House price falls confirmed by government stats
House price growth at two-year low
Tuesday, 08 Jul 2008 11:13
The latest statistics from the Department for Communities and Local Government (CLG) find house price inflation is now at the lowest level for over two years.
CLG data finds prices grew 3.7 per cent year-on-year to May, down from 4.9 per cent in April.
Between April and May this year there was a fall of 0.3 per cent in the prices index of properties bought compared with a rise of 0.9 per cent over the same period last year, resulting in a decrease in the annual rate.
The figures – along with those released earlier today by the
Council of Mortgage Lenders (CML), showing a moderate increase in lending – serve to present a relatively moderate picture of the property industry.
However, this largely goes against the grain of a host of other indicators.
While the CML argues gross mortgage lending has increased by two per cent between April and May, it remains 44 per cent below the same period of last year.
Similarly, the moderate price gains reported by the CLG lag behind the trend established by Nationwide – showing prices are now falling by an average of 6.3 per cent year-on-year in June.

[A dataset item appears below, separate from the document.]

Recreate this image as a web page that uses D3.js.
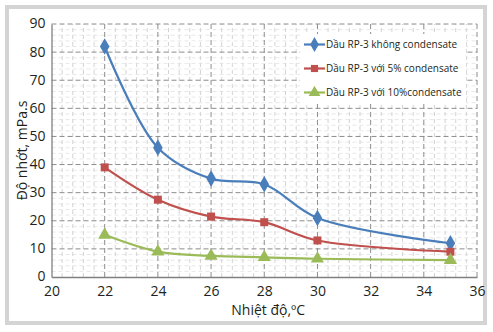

The official government figures can be expected to head in this direction.
The moderate fall in prices recorded in between April and May can be attributed to decreases in average prices for detached houses (2.1 per cent), bungalows (one per cent), terraced houses (0.6 per cent) and semi-detached houses (0.4 per cent each).
However, the fall is offset by an increase in average prices for flats (3.2 per cent).
The average cost of a property in the UK according to CLG is now £218,151.
The average price paid by first-time buyers across the whole of the UK was £162,666 in May, while the average price paid by former owner occupiers was £251,075.
"The CLG data do little to dilute the serious concerns over the housing market, even though it shows house prices still rising year-on-year," explained Global Insight chief economist, Howard Archer.
"Severe downward pressure on house prices continues to come from very weak housing market activity, elevated affordability pressures on potential house buyers and very tight credit conditions.
"Elevated affordability pressures on potential house buyers stem from high house prices and modest disposable income growth, while very tight credit conditions are leading to markedly fewer and more expensive mortgages being available."